The cold waters of the pond are utilized on occasion by the Craig Brook National Fish Hatchery located on the western shore of nearby Alamoosook Lake. This renowned hatchery, opened in 1881 and the oldest Atlantic salmon hatchery in the country, is dedicated to the successful restoration of this federally endangered fish in seven Maine rivers. The visitor center is free to the public and is located a half-mile beyond the access road into Craig Pond.

The Craig Pond boat launch area is a great spot to hang out and soak in the sights. The grassy berm above a gravel beach provides a nice view over sun-splashed waters to the far shore. Right now there is not much beach showing due to the high water of spring. Come June the cluster of camps along the northern shoreline will be occupied and locals will be coming to the beach to swim, so visit in May to enjoy the peace and quiet. This past Monday afternoon we saw only one other canoe on the pond during our three-mile circuit.

The southern end of the pond provides complete solitude and a dazzling panorama of 100-foot high cliffs. Along the shoreline huge granite boulders of all shapes and sizes sit precariously on top of each other. The rectangular flat ones sport tops adorned with lichens, mosses and ferns.

As we paddled deep into the cozy confines of the southern cove we looked over to our right and spied a 40-foot high concave wall marked with perpendicular black stripes creating a brilliant zebra-like pattern rising up from the water.

It reminded us of the black “desert varnish” found in the red rock canyons of Utah. We sat transfixed in our canoe — having never seen anything quite like this anywhere in Maine. Then we gazed over our shoulder at the ledges on Great Pond Mountain, and then down through the water to massive boulders shimmering below us. We each said “wow” at the same time. A turkey vulture glided on upswept wings above the shoreline. A solitary loon zoomed over the lake on its missile-like downward path toward nearby Toddy Pond.

At one point along the eastern shoreline we peered into the deep dark woods and saw the rusting tin roof of an old Adirondack style lean-to, still looking sturdy. We took turns guessing its age — 50 years? Sixty?

Although the cottage development is significant for a stretch along the northeastern shoreline, paddling along that shoreline offers a nice perspective over to Mason Mountain and back to the launch site with absolutely nothing but wilderness to gaze at.

As we finished loading the canoe on our vehicle, one nagging thought keep turning our gaze back out over the pond. Should we or shouldn’t we? Wiser heads seemed to be prevailing; there would not be an April swim this year. Then with simultaneous screams we each hit the water for the quickest all-wet immersion you could imagine.

Consult the Delorme Maine Atlas and Gazetteer (Map No. 23) for help in getting to Craig Pond. Follow the Hatchery Road 1.3 miles north from Route 1 in Orland. There is no sign marking the dirt road leading a half-mile east into Craig Pond.
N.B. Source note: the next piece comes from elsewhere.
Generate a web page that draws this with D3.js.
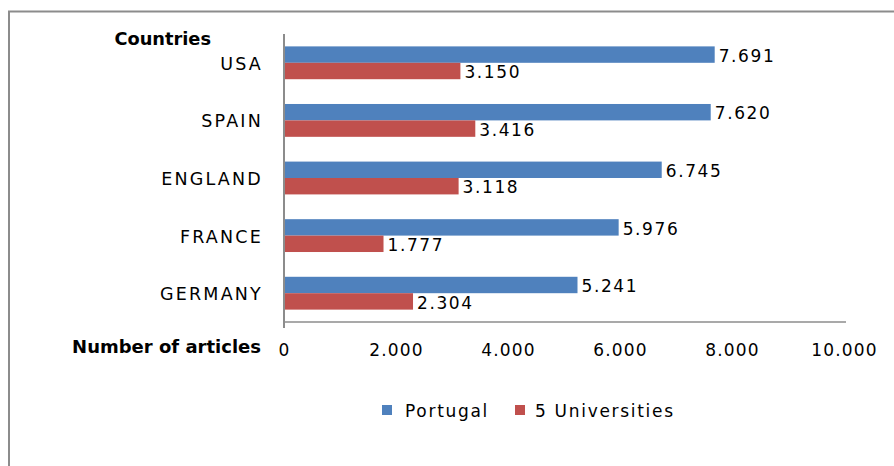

The road is 50 yards south of a yellow roadside “Slow” sign. If you get to the Hatchery you have gone a bit too far. The road into the pond is open from 7 a.m. to 8 p.m. each day.

Michael Perry is the former director of the L.L.Bean Outdoor Discovery Schools and founder of Dreams Unlimited, specializing in inspiring outdoor slide programs for civic groups, businesses, and schools. Contact:

[email protected]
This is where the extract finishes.